Skip the pictures. Transcribe the rest of the data below without changing a word.

# Data provided
━━━━

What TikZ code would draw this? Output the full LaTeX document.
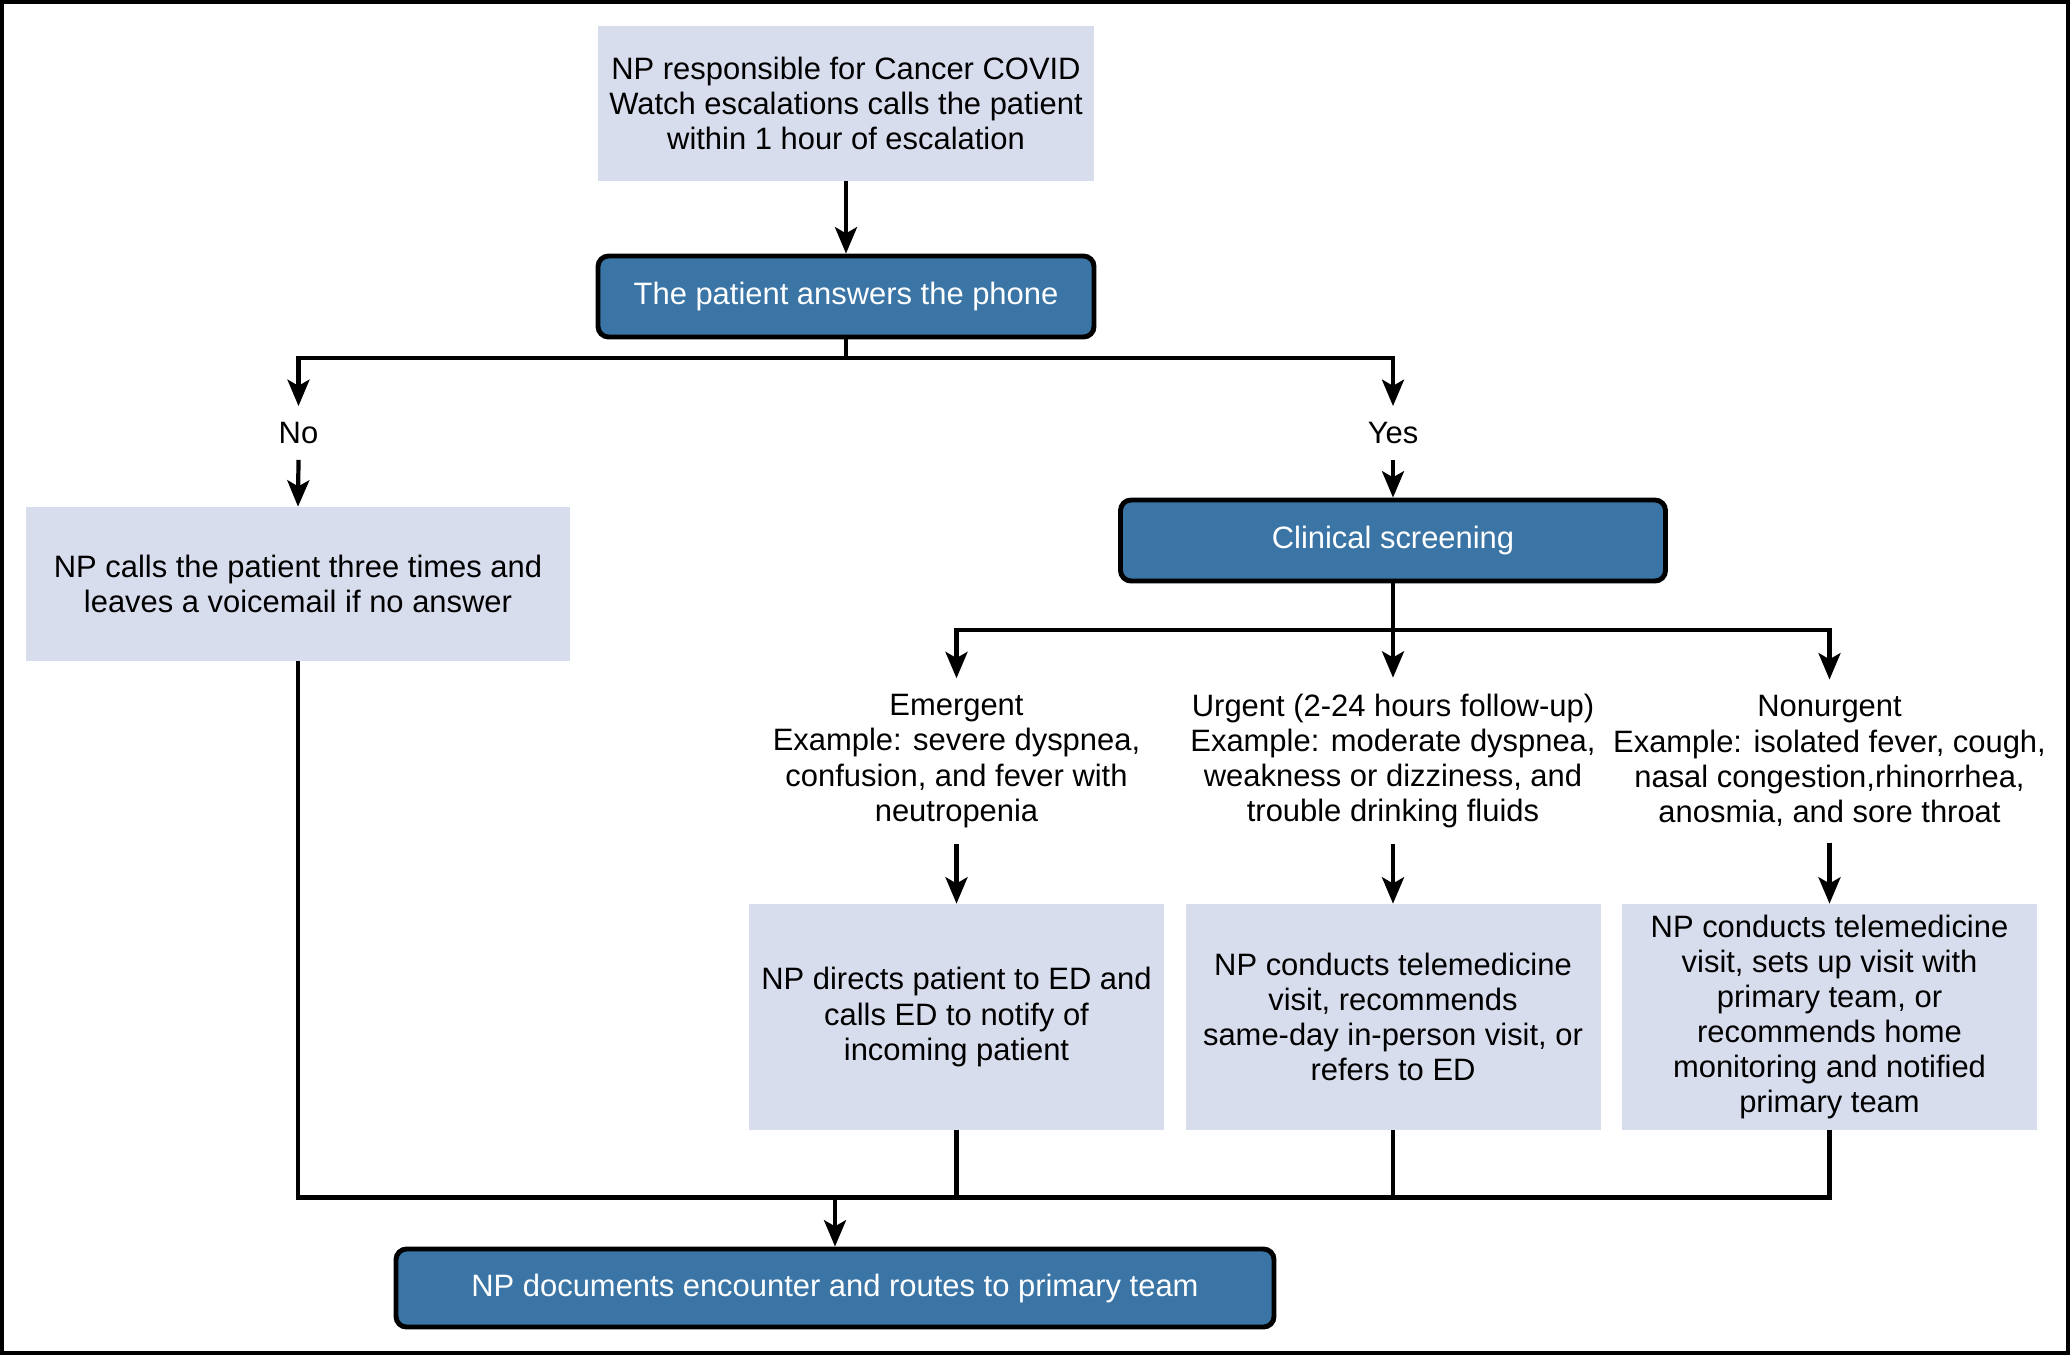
\documentclass[tikz,border=0pt]{standalone}
\usepackage{fontspec}
\setmainfont{Liberation Sans}
\usetikzlibrary{arrows.meta, positioning, calc}

\definecolor{boxfill}{RGB}{216,221,237}
\definecolor{stepblue}{RGB}{58,117,166}

\begin{document}
\begin{tikzpicture}[
    >={Stealth[length=15pt, width=12.5pt, inset=3.5pt]},
    every node/.style={font=\fontsize{17.6}{20}\selectfont, align=center},
    infobox/.style={
      fill=boxfill, inner sep=0pt
    },
    stepbox/.style={
      draw=black, fill=stepblue, text=white, rounded corners=6pt,
      line width=2.8pt, inner sep=0pt
    },
    branchlabel/.style={inner sep=9pt},
    flow arrow/.style={->, line width=2.4pt},
    flow line/.style={line width=2.4pt},
  ]

  %% ---- page and frame ----
  \useasboundingbox (0,0) rectangle (41.4,-27.1);
  \draw[line width=2.4pt] (0.042,-0.042) rectangle (41.358,-27.058);

  %% ---- top: escalation call ----
  \node[infobox, minimum width=9.92cm, minimum height=3.1cm]
    (start) at (16.92,-2.07)
    {NP responsible for Cancer COVID\\Watch escalations calls the patient\\within 1 hour of escalation};
  \node[stepbox, minimum width=9.92cm, minimum height=1.62cm]
    (answer) at (16.92,-5.93) {The patient answers the phone};

  \draw[flow arrow] (start.south) -- (answer.north);

  %% ---- no / yes branch ----
  \coordinate (fork1) at (16.92,-7.16);
  \node[branchlabel] (no)  at (5.97,-8.66)  {No};
  \node[branchlabel] (yes) at (27.86,-8.66) {Yes};

  \draw[flow line]  (answer.south) -- (fork1);
  \draw[flow arrow] (fork1) -| (no.north);
  \draw[flow arrow] (fork1) -| (yes.north);

  \node[infobox, minimum width=10.88cm, minimum height=3.08cm]
    (retry) at (5.96,-11.68)
    {NP calls the patient three times and\\leaves a voicemail if no answer};
  \node[stepbox, minimum width=10.9cm, minimum height=1.62cm]
    (screen) at (27.86,-10.81) {Clinical screening};

  \draw[flow arrow] (no.south)  -- (retry.north);
  \draw[flow arrow] (yes.south) -- (screen.north);

  %% ---- triage categories ----
  \coordinate (fork2) at (27.86,-12.6);
  \node[branchlabel] (emerg) at (19.13,-15.22)
    {Emergent\\Example: severe dyspnea,\\confusion, and fever with\\neutropenia};
  \node[branchlabel] (urgent) at (27.86,-15.22)
    {Urgent (2-24 hours follow-up)\\Example: moderate dyspnea,\\weakness or dizziness, and\\trouble drinking fluids};
  \node[branchlabel] (nonurg) at (36.59,-15.22)
    {Nonurgent\\Example: isolated fever, cough,\\nasal congestion,rhinorrhea,\\anosmia, and sore throat};

  \draw[flow line]  (screen.south) -- (fork2);
  \draw[flow arrow] (fork2) -| (emerg.north);
  \draw[flow arrow] (fork2) -- (urgent.north);
  \draw[flow arrow] (fork2) -| (nonurg.north);

  %% ---- actions ----
  \node[infobox, minimum width=8.3cm, minimum height=4.52cm]
    (emergact) at (19.13,-20.34)
    {NP directs patient to ED and\\calls ED to notify of\\incoming patient};
  \node[infobox, minimum width=8.3cm, minimum height=4.52cm]
    (urgentact) at (27.86,-20.34)
    {NP conducts telemedicine\\visit, recommends\\same-day in-person visit, or\\refers to ED};
  \node[infobox, minimum width=8.3cm, minimum height=4.52cm]
    (nonurgact) at (36.59,-20.34)
    {NP conducts telemedicine\\visit, sets up visit with\\primary team, or\\recommends home\\monitoring and notified\\primary team};

  \draw[flow arrow] (emerg.south)  -- (emergact.north);
  \draw[flow arrow] (urgent.south) -- (urgentact.north);
  \draw[flow arrow] (nonurg.south) -- (nonurgact.north);

  %% ---- merge into documentation ----
  \coordinate (merge) at (16.7,-23.95);
  \node[stepbox, minimum width=17.56cm, minimum height=1.56cm]
    (doc) at (16.7,-25.76) {NP documents encounter and routes to primary team};

  \draw[flow line] (retry.south) -- (retry.south |- merge)
    -- (nonurgact.south |- merge) -- (nonurgact.south);
  \draw[flow line] (emergact.south)  -- (emergact.south |- merge);
  \draw[flow line] (urgentact.south) -- (urgentact.south |- merge);
  \draw[flow arrow] (merge) -- (doc.north);

\end{tikzpicture}
\end{document}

━━━━

# Solution to this problem
What TikZ code would draw this? Output the full LaTeX document.
\documentclass[tikz,border=0pt]{standalone}
\usepackage{fontspec}
\setmainfont{Liberation Sans}
\usetikzlibrary{arrows.meta, positioning, calc}

\definecolor{boxfill}{RGB}{216,221,237}
\definecolor{stepblue}{RGB}{58,117,166}

\begin{document}
\begin{tikzpicture}[
    >={Stealth[length=15pt, width=12.5pt, inset=3.5pt]},
    every node/.style={font=\fontsize{17.6}{20}\selectfont, align=center},
    infobox/.style={
      fill=boxfill, inner sep=0pt
    },
    stepbox/.style={
      draw=black, fill=stepblue, text=white, rounded corners=6pt,
      line width=2.8pt, inner sep=0pt
    },
    branchlabel/.style={inner sep=9pt},
    flow arrow/.style={->, line width=2.4pt},
    flow line/.style={line width=2.4pt},
  ]

  %% ---- page and frame ----
  \useasboundingbox (0,0) rectangle (41.4,-27.1);
  \draw[line width=2.4pt] (0.042,-0.042) rectangle (41.358,-27.058);

  %% ---- top: escalation call ----
  \node[infobox, minimum width=9.92cm, minimum height=3.1cm]
    (start) at (16.92,-2.07)
    {NP responsible for Cancer COVID\\Watch escalations calls the patient\\within 1 hour of escalation};
  \node[stepbox, minimum width=9.92cm, minimum height=1.62cm]
    (answer) at (16.92,-5.93) {The patient answers the phone};

  \draw[flow arrow] (start.south) -- (answer.north);

  %% ---- no / yes branch ----
  \coordinate (fork1) at (16.92,-7.16);
  \node[branchlabel] (no)  at (5.97,-8.66)  {No};
  \node[branchlabel] (yes) at (27.86,-8.66) {Yes};

  \draw[flow line]  (answer.south) -- (fork1);
  \draw[flow arrow] (fork1) -| (no.north);
  \draw[flow arrow] (fork1) -| (yes.north);

  \node[infobox, minimum width=10.88cm, minimum height=3.08cm]
    (retry) at (5.96,-11.68)
    {NP calls the patient three times and\\leaves a voicemail if no answer};
  \node[stepbox, minimum width=10.9cm, minimum height=1.62cm]
    (screen) at (27.86,-10.81) {Clinical screening};

  \draw[flow arrow] (no.south)  -- (retry.north);
  \draw[flow arrow] (yes.south) -- (screen.north);

  %% ---- triage categories ----
  \coordinate (fork2) at (27.86,-12.6);
  \node[branchlabel] (emerg) at (19.13,-15.22)
    {Emergent\\Example: severe dyspnea,\\confusion, and fever with\\neutropenia};
  \node[branchlabel] (urgent) at (27.86,-15.22)
    {Urgent (2-24 hours follow-up)\\Example: moderate dyspnea,\\weakness or dizziness, and\\trouble drinking fluids};
  \node[branchlabel] (nonurg) at (36.59,-15.22)
    {Nonurgent\\Example: isolated fever, cough,\\nasal congestion,rhinorrhea,\\anosmia, and sore throat};

  \draw[flow line]  (screen.south) -- (fork2);
  \draw[flow arrow] (fork2) -| (emerg.north);
  \draw[flow arrow] (fork2) -- (urgent.north);
  \draw[flow arrow] (fork2) -| (nonurg.north);

  %% ---- actions ----
  \node[infobox, minimum width=8.3cm, minimum height=4.52cm]
    (emergact) at (19.13,-20.34)
    {NP directs patient to ED and\\calls ED to notify of\\incoming patient};
  \node[infobox, minimum width=8.3cm, minimum height=4.52cm]
    (urgentact) at (27.86,-20.34)
    {NP conducts telemedicine\\visit, recommends\\same-day in-person visit, or\\refers to ED};
  \node[infobox, minimum width=8.3cm, minimum height=4.52cm]
    (nonurgact) at (36.59,-20.34)
    {NP conducts telemedicine\\visit, sets up visit with\\primary team, or\\recommends home\\monitoring and notified\\primary team};

  \draw[flow arrow] (emerg.south)  -- (emergact.north);
  \draw[flow arrow] (urgent.south) -- (urgentact.north);
  \draw[flow arrow] (nonurg.south) -- (nonurgact.north);

  %% ---- merge into documentation ----
  \coordinate (merge) at (16.7,-23.95);
  \node[stepbox, minimum width=17.56cm, minimum height=1.56cm]
    (doc) at (16.7,-25.76) {NP documents encounter and routes to primary team};

  \draw[flow line] (retry.south) -- (retry.south |- merge)
    -- (nonurgact.south |- merge) -- (nonurgact.south);
  \draw[flow line] (emergact.south)  -- (emergact.south |- merge);
  \draw[flow line] (urgentact.south) -- (urgentact.south |- merge);
  \draw[flow arrow] (merge) -- (doc.north);

\end{tikzpicture}
\end{document}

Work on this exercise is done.